SMCI Co-Founder Arrested in $2.5B Nvidia GPU Smuggling Case
SMCI co-founder Wally Liaw's arrest over a $2.5 billion Nvidia server smuggling operation highlights how tightening U.S. chip export controls create powerful economic incentives for large-scale evasion networks.
The Arrest and the Numbers
On March 20, 2026, reports surfaced that SMCI co-founder Yih-Shyan “Wally” Liaw had been arrested and charged with orchestrating the smuggling of Nvidia servers worth an estimated $2.5 billion to China. The alleged route ran through Southeast Asian shell companies, using multi-layer transshipment and fabricated end-user documentation to mask the final destination. The case is already being described as the largest semiconductor export-control smuggling operation on record.
Liaw is not a peripheral figure. He helped found SMCI, one of the world’s largest suppliers of high-performance servers, and the reports note that he personally holds about $464 million in SMCI stock. That combination, a founder-level executive, a major hardware vendor, and a multibillion-dollar diversion scheme, makes the charges more than a routine customs violation.
How the Network Operated
The scale of the alleged operation is the first clue that it was not a one-off lapse. Moving $2.5 billion worth of specialized AI servers across borders requires financing, logistics, freight forwarding, customs documentation, and someone willing to vouch for the supposed buyer. The reported use of Southeast Asian shell companies points to a classic diversion architecture: goods are shipped to a nominally neutral country, ownership is transferred on paper, and the equipment is re-exported to a restricted end market.

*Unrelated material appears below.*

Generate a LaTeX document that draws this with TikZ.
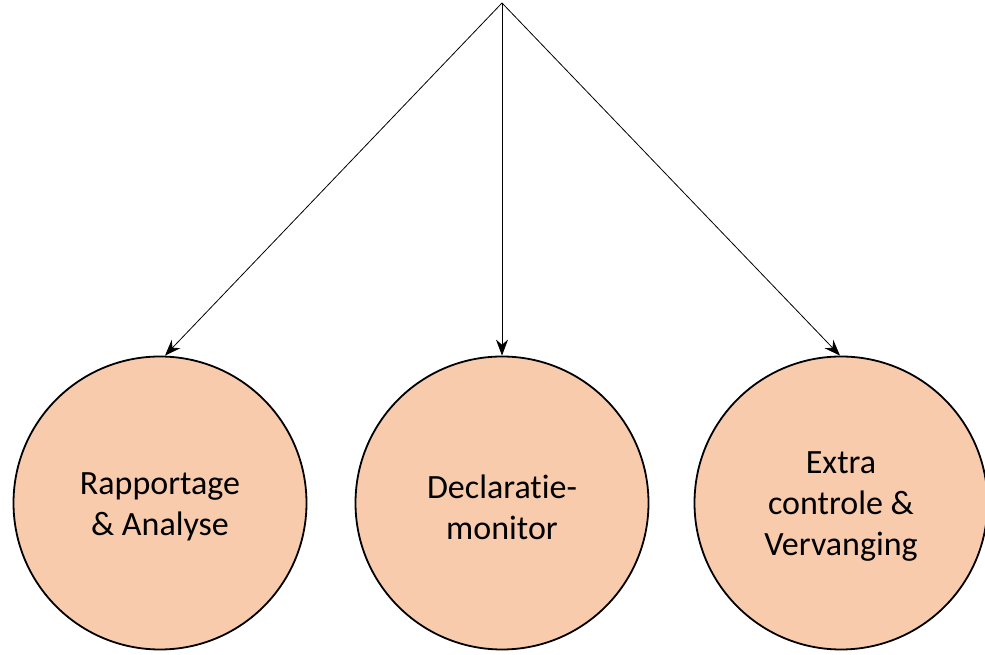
\documentclass[tikz,border=0pt]{standalone}
\usepackage{fontspec}
\setmainfont[Ligatures={NoCommon}]{Carlito}
\usetikzlibrary{arrows.meta}
\definecolor{peach}{HTML}{F8CBAD}
\begin{document}
\begin{tikzpicture}[x=1pt,y=1pt,
    task/.style={circle, draw=black, line width=1.8pt, fill=peach, minimum size=293pt, inner sep=0pt, align=center, font=\fontsize{34}{41}\selectfont},
    link/.style={line width=0.8pt, -{Stealth[length=16pt,width=12pt]}}]
    \useasboundingbox (0,0) rectangle (985,655);

    % Top point
    \coordinate (top) at (502,652);

    % Circles
    \node[task] (rap) at (160,152) {};
    \node[task] (dec) at (502,152) {};
    \node[task] (ext) at (841,152) {};

    % Labels
    \node[align=center, font=\fontsize{34}{41}\selectfont] (raptxt) at ([yshift=-4pt]rap.center) {Rapportage\\\& Analyse};
    \node[align=center, font=\fontsize{34}{41}\selectfont] (dectxt) at ([yshift=-4pt]dec.center) {Declaratie-\\monitor};
    \node[align=center, font=\fontsize{34}{41}\selectfont] (exttxt) at ([yshift=-4pt]ext.center) {Extra\\controle \&\\Vervanging};

    % Arrows
    \draw[link] (top) -- ([xshift=5pt]rap.north);
    \draw[link] (top) -- (dec.north);
    \draw[link] (top) -- ([xshift=-1pt]ext.north);
\end{tikzpicture}
\end{document}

Such schemes rely on opacity at multiple points. Middlemen, freight consolidators, and third-party data-center operators can each claim they had no knowledge of the final user. The result is a supply chain that looks legitimate on invoices while the underlying hardware is funneled to destinations that U.S. controls explicitly prohibit.
The Economics of Evasion
The most important takeaway from the case is structural, not personal. The reports frame the case as a direct consequence of tightening export controls: the stricter the rules, the larger the profit gap between the regulated market and the black market, and the stronger the incentive to evade them. One cited comparison puts a single Nvidia H100 GPU at roughly $30,000 in the United States and two to three times that price on the Chinese black market.
A $2.5 billion diversion does not emerge from a single risk-taker. It signals that the expected return on evasion is high enough to justify complex legal, logistical, and financial preparation. That is the central policy dilemma: controls that raise the cost of legal access without collapsing demand simply reroute supply into covert channels.
Implications for the AI Supply Chain
For SMCI, the arrest is a governance crisis. The company has built its brand on supplying densely packed GPU servers to cloud and AI customers; now a co-founder is accused of diverting those same products to a restricted market. Investors and regulators will ask whether internal controls, end-user verification, and board oversight were sufficient to detect or prevent such activity.
For Nvidia, the case underscores that its chips are now strategic commodities. Even as the company publicly restricts sales, its products command enough scarcity value that multibillion-dollar smuggling networks can operate. The industry’s challenge is that demand for AI training hardware is global and price-insensitive, while the legal framework is national and fragmented.
The broader geopolitical fault line is clear. The U.S. wants to slow China’s access to advanced AI compute; China needs that compute to keep pace in foundation-model development. Controls are the instrument, but the market is the playing field. The Liaw case shows that the playing field has already spawned a parallel infrastructure designed to route around those controls.
What Comes Next
The arrest will be followed by scrutiny of SMCI’s compliance records and by questions about how much of the diverted hardware was actually delivered. If prosecutors can document a sustained pattern, the case could become a template for future enforcement actions against executives and companies that facilitate diversion.
It also raises a policy question. If the cost of evasion keeps rising, regulators can either intensify export controls or reduce the payoff by accelerating alternatives: domestic manufacturing, trusted end-user programs, and chip designs that lower the strategic value of any single shipment. The arrest is proof that enforcement is active. Whether it is sufficient depends on whether the economic incentives behind the smuggling can be changed.